The world’s pattern of goat keeping is very uneven. The animals play a major role in subsistence economies, where they provide useful products in return for a minimal investment of capital and labor. Thus, nonindustrial countries contain more than 90 percent of the half-billion goats in the world (FAO 1995). Goats adapt well to both dry and wet conditions and to tropical and midlatitude climates, and culture also helps to explain the importance the goat is accorded in the developing world. Islamic societies of the Middle East and North Africa have ennobled the goat as a source of food, and the Arab conquest of North Africa greatly expanded pastoralism as a way of life and the goat’s role in it. By contrast, the Romans in North Africa emphasized farming to a much greater extent. Yet the Islamic factor must also be weighed by the ability of the goat to thrive in a subhumid environment. Thus, for example, the rural folk of both Greece and Turkey have paid much attention to goat keeping. The summer drought of the Mediterranean climate has always made it difficult to supply the large amounts of better-quality fodder needed to sustain herds of cattle. Keeping goats as an alternative avoids this constraint.
Though only partly semiarid and Islamic, Nigeria has more goats - about 250 million - than any other country in Africa. No controlled breeding is practiced, and the typical herd comprised several different kinds, including dwarf goats, which stand less than 50 centimeters high (Epstein 1971). Goats constitute about half of the domestic grazing livestock in Nigeria and provide about one-quarter of the meat consumed in that country. Goat meat supplies protein, mostly to rural people, who also sell live animals in markets as a source of income. The animals generally fend for themselves, subsisting largely on browse discovered within a radius of their dwelling compound. Sometimes they are fed vegetable waste from the kitchen, and their owners typically provide water. Night shelter within the compound protects them from predators and thieves. During the planting season, goats are often tethered to prevent crop destruction. Most of the animals have parasites, and their mortality rate from disease is high.
Goats are also part of the rural tradition in Mexico.
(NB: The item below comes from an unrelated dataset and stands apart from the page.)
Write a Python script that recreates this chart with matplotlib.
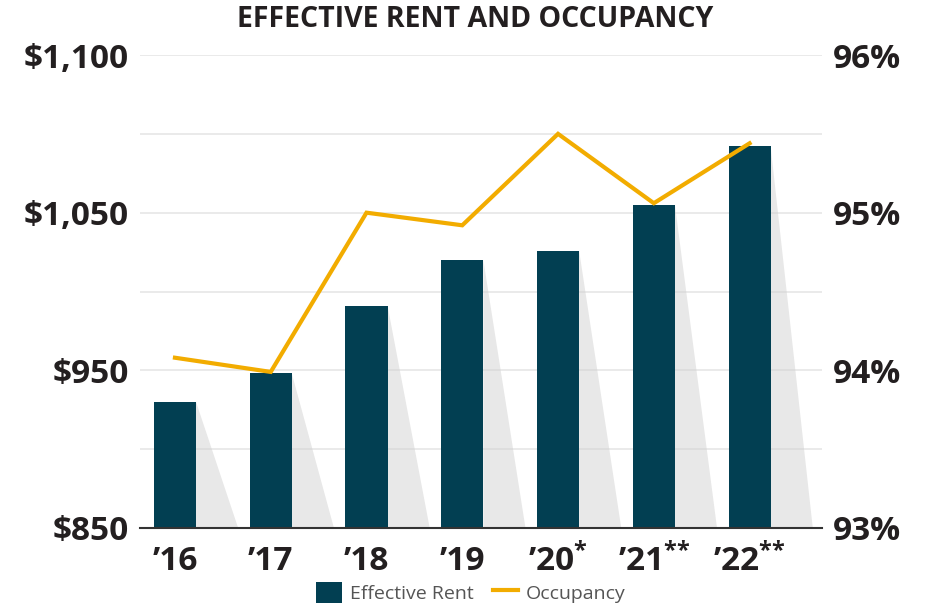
import numpy as np
import matplotlib
matplotlib.use("Agg")
from matplotlib import pyplot as plt
from matplotlib.patches import Patch
from matplotlib.lines import Line2D

plt.rcParams['font.family'] = ['Open Sans', 'DejaVu Sans']
plt.rcParams['mathtext.fontset'] = 'custom'
plt.rcParams['mathtext.bf'] = 'Open Sans:bold'
plt.rcParams['mathtext.rm'] = 'Open Sans:bold'
plt.rcParams['mathtext.default'] = 'bf'

years = ["\u201916", "\u201917", "\u201918", "\u201919",
         "\u201920$^{\\text{*}}$", "\u201921$^{\\text{**}}$", "\u201922$^{\\text{**}}$"]
rent = [930, 948, 991, 1020, 1026, 1055, 1092]
occupancy = [94.08, 93.99, 95.0, 94.92, 95.5, 95.06, 95.44]

rent_ticks = [850, 950, 1050, 1150]
rent_labels = ["$850", "$950", "$1,050", "$1,100"]
occ_ticks = [93, 94, 95, 96]
occ_labels = ["93%", "94%", "95%", "96%"]

BAR = "#023f52"
LINE = "#f2ac00"
TXT = "#231f20"
w = 0.44

fig = plt.figure(figsize=(9.29, 6.08), dpi=100)
ax = fig.add_axes([0.1507, 0.1316, 0.734, 0.7779])
x = np.arange(len(years))

# shadows behind each bar
for xi, v in zip(x, rent):
    xr = xi + w / 2
    ax.fill([xr, xr + w, xr], [v, 850, 850], color="#e8e8e8", lw=0, zorder=0.5)

for g in range(850, 1151, 50):
    ax.axhline(g, color="#cfcfcf", alpha=0.5, lw=1.2, zorder=1)

ax.bar(x, rent, width=w, color=BAR, zorder=2)
ax.set_xlim(-0.365, 6.755)
ax.set_ylim(850, 1150)
ax.set_yticks(rent_ticks)
ax.set_yticklabels(rent_labels, fontsize=24, fontweight="bold", color=TXT)
ax.set_xticks(x)
ax.set_xticklabels(years, fontsize=24, fontweight="bold", color=TXT)
ax.tick_params(axis="both", length=0)
ax.tick_params(axis="y", pad=8)
ax.tick_params(axis="x", pad=12)
for s in ["left", "right", "top"]:
    ax.spines[s].set_visible(False)
ax.spines["bottom"].set_color("#333333")
ax.spines["bottom"].set_linewidth(1.5)
ax.spines["bottom"].set_zorder(3)

ax2 = ax.twinx()
ax2.plot(x, occupancy, color=LINE, lw=3, solid_joinstyle="miter", zorder=4)
ax2.set_ylim(93, 96)
ax2.set_yticks(occ_ticks)
ax2.set_yticklabels(occ_labels, fontsize=24, fontweight="bold", color=TXT)
ax2.tick_params(axis="y", length=0, pad=8)
for s in ["left", "right", "top", "bottom"]:
    ax2.spines[s].set_visible(False)

fig.text(0.512, 0.968, "EFFECTIVE RENT AND OCCUPANCY", ha="center", va="center",
         fontsize=20.5, fontweight="bold", color=TXT)

handles = [Patch(facecolor=BAR, label="Effective Rent"),
           Line2D([0], [0], color=LINE, lw=3, label="Occupancy")]
fig.legend(handles=handles, loc="center", bbox_to_anchor=(0.507, 0.026), ncol=2,
           frameon=False, fontsize=14, labelcolor="#555555", handlelength=1.3,
           handleheight=1.3, columnspacing=1.0, handletextpad=0.4)

fig.savefig("out.png", dpi=100)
Most of the 9 million goats there browse the sparsely vegetated slopes throughout the country. Poor Mexican farmers have long counted on their cabras as sources of animal protein and income. The criollo breed, which evolved from goats brought from Spain in the sixteenth century, is well adapted to the hot, dry landscape. However, it is low-yielding in edible products and is a carrier of brucellosis, a disease of domestic animals often transmitted to humans. Goat keeping in Mexico today has the reputation of a backward livestock activity, and environmentalists blame free-ranging animals for much of the erosion of the hill lands.